Well yes I've done this naturally and like everyone else, concluded it's the use of astern to stop the boat that does the damage. Alderbaran is 20+ tonnes* so takes a helluvalot of welly in astern to lose even small amounts of way resulting in large volumes of water pushing the boat away from the bank, and a turning moment pushing the bow off that I'm not sure where's coming from.

 

I was hoping someone would say 'oh I do it like this', but sadly not. It seems there is no substitute to approaching a lock landing very slowly, i.e. knocking off the speed before actually getting there!

 

The problem there is that each boat behaves differently, and each steerer has different skills (or sometimes none at all laugh.png ). Long thin heavy boats handle much more easily than short light fat ones.

 

I am very usd to heavy craft from freight narrowboats to our 80 ton 24m barge Friesland, mostly with relatively slow revving engines and with quite a pronounced prop bias in reverse. They've all had right-handed blades so the arse end pulls to port, and they have all stopped within their own length going hard astern. This means that on one side I can come in quite quickly at a shallow angle so the fore end is virtually touching at where I want it to be and hold back hard, throwing the stern in and stopping in one fell swoop, allowing me to step off with a line from the backend rail on a narrowboat or the midship bollard on our barge.
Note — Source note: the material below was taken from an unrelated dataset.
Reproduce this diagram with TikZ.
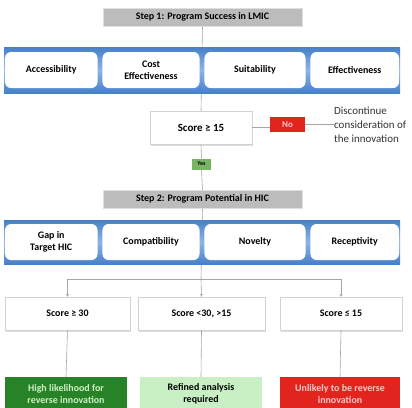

If I tried that on the other side I'd fetch up across the cut, so it means coming in much more steadily, going briefly into stern gear on my approach to lose pace and back out again before the boat slews, doing that several times to fetch up neatly (usually) where I want to be.

 

None of that works so well if I have to do it against a sloping shallow bank. One possibility then is to get the fore end in with the boat virtually stopped, put the rudder quite hard over and give a brief fierce kick in head gear to drive the stern in so I can step off with the line as before.

 

Tam

 

edit to add: I missed the bit about it being specifically lock landings, but I if you ignore the possibility of coming in against the gates I don't think there'd be any difference.